▶ [Task to complete]
Below is a listing; write it out exactly and drop any images from it.

▶ [Given data]
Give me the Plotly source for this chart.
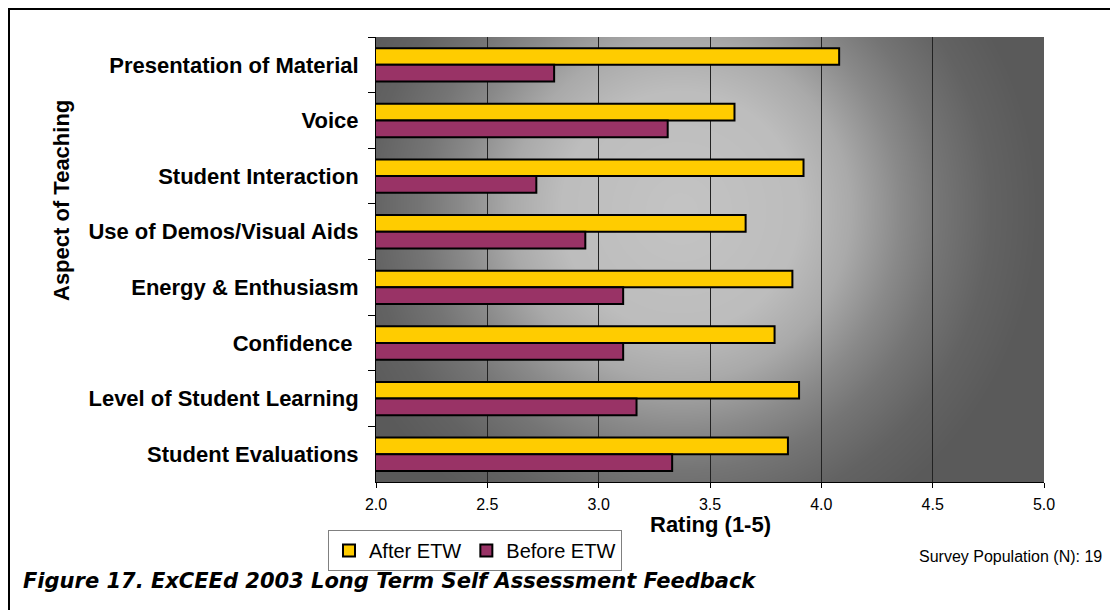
import base64
import struct
import zlib

import numpy as np
import plotly.graph_objects as go

# ---------------- data ----------------
categories = [
    "Presentation of Material",
    "Voice",
    "Student Interaction",
    "Use of Demos/Visual Aids",
    "Energy & Enthusiasm",
    "Confidence\u00a0",
    "Level of Student Learning",
    "Student Evaluations",
]
after_etw = [4.08, 3.61, 3.92, 3.66, 3.87, 3.79, 3.90, 3.85]
before_etw = [2.80, 3.31, 2.72, 2.94, 3.11, 3.11, 3.17, 3.33]
x_ticks = [2.0, 2.5, 3.0, 3.5, 4.0, 4.5, 5.0]
x_tick_labels = ["2.0", "2.5", "3.0", "3.5", "4.0", "4.5", "5.0"]

# ---------------- layout constants ----------------
OFF = 8  # page body margin
W, H = 1118 - OFF, 610 - OFF
L, T = 376 - OFF, 37 - OFF
R = W - (1044 - OFF)
B = H - (482 - OFF)
PW, PH = W - L - R, H - T - B


def px_x(p):  # page pixel -> paper coordinate
    return (p - OFF - L) / PW


def px_y(p):
    return (H - B - (p - OFF)) / PH


# ---------------- radial grey background (decorative image) ----------------
def gradient_png(w, h):
    yy, xx = np.mgrid[0:h, 0:w].astype(float)
    cx, cy = 680 - 376, 210 - 37
    d = np.sqrt((xx - cx) ** 2 + (yy - cy) ** 2)
    v = np.interp(d, [0, 120, 170, 220, 260, 310, 360], [196, 189, 170, 138, 117, 99, 90])
    img = np.repeat(v[:, :, None], 3, axis=2).astype(np.uint8)
    raw = b"".join(b"\x00" + img[i].tobytes() for i in range(h))

    def chunk(t, data):
        return struct.pack(">I", len(data)) + t + data + struct.pack(">I", zlib.crc32(t + data) & 0xFFFFFFFF)

    png = (b"\x89PNG\r\n\x1a\n"
           + chunk(b"IHDR", struct.pack(">IIBBBBB", w, h, 8, 2, 0, 0, 0))
           + chunk(b"IDAT", zlib.compress(raw, 9))
           + chunk(b"IEND", b""))
    return "data:image/png;base64," + base64.b64encode(png).decode()


FONT = "Arial, 'Liberation Sans', sans-serif"

fig = go.Figure()
fig.add_trace(go.Bar(
    y=categories, x=after_etw, name="After ETW", orientation="h",
    marker=dict(color="#FFCC00", line=dict(color="black", width=2)),
    base=0,
))
fig.add_trace(go.Bar(
    y=categories, x=before_etw, name="Before ETW", orientation="h",
    marker=dict(color="#993366", line=dict(color="black", width=2)),
    base=0,
))

fig.update_layout(
    width=W, height=H,
    margin=dict(l=L, r=R, t=T, b=B, autoexpand=False),
    paper_bgcolor="white",
    plot_bgcolor="#5a5a5a",
    barmode="group",
    bargap=0.4,
    bargroupgap=0,
    font=dict(family=FONT, color="black"),
    images=[dict(
        source=gradient_png(PW, PH), xref="paper", yref="paper",
        x=0, y=1, sizex=1, sizey=1, sizing="stretch",
        xanchor="left", yanchor="top", layer="below",
    )],
    xaxis=dict(
        range=[2.0, 5.0], tickvals=x_ticks, ticktext=x_tick_labels,
        showgrid=True, gridcolor="#222222", gridwidth=1,
        showline=True, linecolor="black", linewidth=1,
        ticks="outside", ticklen=5, tickcolor="black",
        tickfont=dict(size=16, family=FONT, color="black"),
        ticklabelstandoff=3,
        zeroline=False, fixedrange=True,
    ),
    yaxis=dict(
        autorange="reversed",
        showline=True, linecolor="black", linewidth=1,
        ticks="outside", ticklen=7, tickcolor="black", tickson="boundaries",
        tickfont=dict(size=22, family=FONT, color="black", weight="bold"),
        ticklabelstandoff=12,
        showgrid=False, fixedrange=True,
    ),
    legend=dict(
        orientation="h", x=px_x(328), y=px_y(530), xanchor="left", yanchor="top",
        bgcolor="white", bordercolor="#808080", borderwidth=1,
        font=dict(size=20, family=FONT, color="black"),
        itemwidth=30, tracegroupgap=0, traceorder="normal",
    ),
    showlegend=True,
)

annotations = [
    dict(text="Aspect of Teaching", x=px_x(61), y=px_y(201), xref="paper", yref="paper",
         textangle=-90, showarrow=False, xanchor="center", yanchor="middle",
         font=dict(size=22, family=FONT, color="black", weight="bold")),
    dict(text="Rating (1-5)", x=0.5, y=px_y(524), xref="paper", yref="paper",
         showarrow=False, xanchor="center", yanchor="middle",
         font=dict(size=22, family=FONT, color="black", weight="bold")),
    dict(text="Survey Population (N): 19", x=px_x(1104), y=px_y(556), xref="paper", yref="paper",
         showarrow=False, xanchor="right", yanchor="middle",
         font=dict(size=16, family=FONT, color="black")),
    dict(text="<b><i>Figure 17. ExCEEd 2003 Long Term Self Assessment Feedback</i></b>",
         x=px_x(21), y=px_y(581), xref="paper", yref="paper",
         showarrow=False, xanchor="left", yanchor="middle",
         font=dict(size=21, family="'DejaVu Sans', sans-serif", color="black")),
]
fig.update_layout(annotations=annotations)

fig.add_shape(type="rect", xref="paper", yref="paper",
              x0=px_x(9), x1=px_x(1200), y0=px_y(700), y1=px_y(9),
              line=dict(color="black", width=2), fillcolor="rgba(0,0,0,0)", layer="above")

fig.write_html("out.html")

▶ [Solution to this task]
Give me the Plotly source for this chart.
import base64
import struct
import zlib

import numpy as np
import plotly.graph_objects as go

# ---------------- data ----------------
categories = [
    "Presentation of Material",
    "Voice",
    "Student Interaction",
    "Use of Demos/Visual Aids",
    "Energy & Enthusiasm",
    "Confidence\u00a0",
    "Level of Student Learning",
    "Student Evaluations",
]
after_etw = [4.08, 3.61, 3.92, 3.66, 3.87, 3.79, 3.90, 3.85]
before_etw = [2.80, 3.31, 2.72, 2.94, 3.11, 3.11, 3.17, 3.33]
x_ticks = [2.0, 2.5, 3.0, 3.5, 4.0, 4.5, 5.0]
x_tick_labels = ["2.0", "2.5", "3.0", "3.5", "4.0", "4.5", "5.0"]

# ---------------- layout constants ----------------
OFF = 8  # page body margin
W, H = 1118 - OFF, 610 - OFF
L, T = 376 - OFF, 37 - OFF
R = W - (1044 - OFF)
B = H - (482 - OFF)
PW, PH = W - L - R, H - T - B


def px_x(p):  # page pixel -> paper coordinate
    return (p - OFF - L) / PW


def px_y(p):
    return (H - B - (p - OFF)) / PH


# ---------------- radial grey background (decorative image) ----------------
def gradient_png(w, h):
    yy, xx = np.mgrid[0:h, 0:w].astype(float)
    cx, cy = 680 - 376, 210 - 37
    d = np.sqrt((xx - cx) ** 2 + (yy - cy) ** 2)
    v = np.interp(d, [0, 120, 170, 220, 260, 310, 360], [196, 189, 170, 138, 117, 99, 90])
    img = np.repeat(v[:, :, None], 3, axis=2).astype(np.uint8)
    raw = b"".join(b"\x00" + img[i].tobytes() for i in range(h))

    def chunk(t, data):
        return struct.pack(">I", len(data)) + t + data + struct.pack(">I", zlib.crc32(t + data) & 0xFFFFFFFF)

    png = (b"\x89PNG\r\n\x1a\n"
           + chunk(b"IHDR", struct.pack(">IIBBBBB", w, h, 8, 2, 0, 0, 0))
           + chunk(b"IDAT", zlib.compress(raw, 9))
           + chunk(b"IEND", b""))
    return "data:image/png;base64," + base64.b64encode(png).decode()


FONT = "Arial, 'Liberation Sans', sans-serif"

fig = go.Figure()
fig.add_trace(go.Bar(
    y=categories, x=after_etw, name="After ETW", orientation="h",
    marker=dict(color="#FFCC00", line=dict(color="black", width=2)),
    base=0,
))
fig.add_trace(go.Bar(
    y=categories, x=before_etw, name="Before ETW", orientation="h",
    marker=dict(color="#993366", line=dict(color="black", width=2)),
    base=0,
))

fig.update_layout(
    width=W, height=H,
    margin=dict(l=L, r=R, t=T, b=B, autoexpand=False),
    paper_bgcolor="white",
    plot_bgcolor="#5a5a5a",
    barmode="group",
    bargap=0.4,
    bargroupgap=0,
    font=dict(family=FONT, color="black"),
    images=[dict(
        source=gradient_png(PW, PH), xref="paper", yref="paper",
        x=0, y=1, sizex=1, sizey=1, sizing="stretch",
        xanchor="left", yanchor="top", layer="below",
    )],
    xaxis=dict(
        range=[2.0, 5.0], tickvals=x_ticks, ticktext=x_tick_labels,
        showgrid=True, gridcolor="#222222", gridwidth=1,
        showline=True, linecolor="black", linewidth=1,
        ticks="outside", ticklen=5, tickcolor="black",
        tickfont=dict(size=16, family=FONT, color="black"),
        ticklabelstandoff=3,
        zeroline=False, fixedrange=True,
    ),
    yaxis=dict(
        autorange="reversed",
        showline=True, linecolor="black", linewidth=1,
        ticks="outside", ticklen=7, tickcolor="black", tickson="boundaries",
        tickfont=dict(size=22, family=FONT, color="black", weight="bold"),
        ticklabelstandoff=12,
        showgrid=False, fixedrange=True,
    ),
    legend=dict(
        orientation="h", x=px_x(328), y=px_y(530), xanchor="left", yanchor="top",
        bgcolor="white", bordercolor="#808080", borderwidth=1,
        font=dict(size=20, family=FONT, color="black"),
        itemwidth=30, tracegroupgap=0, traceorder="normal",
    ),
    showlegend=True,
)

annotations = [
    dict(text="Aspect of Teaching", x=px_x(61), y=px_y(201), xref="paper", yref="paper",
         textangle=-90, showarrow=False, xanchor="center", yanchor="middle",
         font=dict(size=22, family=FONT, color="black", weight="bold")),
    dict(text="Rating (1-5)", x=0.5, y=px_y(524), xref="paper", yref="paper",
         showarrow=False, xanchor="center", yanchor="middle",
         font=dict(size=22, family=FONT, color="black", weight="bold")),
    dict(text="Survey Population (N): 19", x=px_x(1104), y=px_y(556), xref="paper", yref="paper",
         showarrow=False, xanchor="right", yanchor="middle",
         font=dict(size=16, family=FONT, color="black")),
    dict(text="<b><i>Figure 17. ExCEEd 2003 Long Term Self Assessment Feedback</i></b>",
         x=px_x(21), y=px_y(581), xref="paper", yref="paper",
         showarrow=False, xanchor="left", yanchor="middle",
         font=dict(size=21, family="'DejaVu Sans', sans-serif", color="black")),
]
fig.update_layout(annotations=annotations)

fig.add_shape(type="rect", xref="paper", yref="paper",
              x0=px_x(9), x1=px_x(1200), y0=px_y(700), y1=px_y(9),
              line=dict(color="black", width=2), fillcolor="rgba(0,0,0,0)", layer="above")

fig.write_html("out.html")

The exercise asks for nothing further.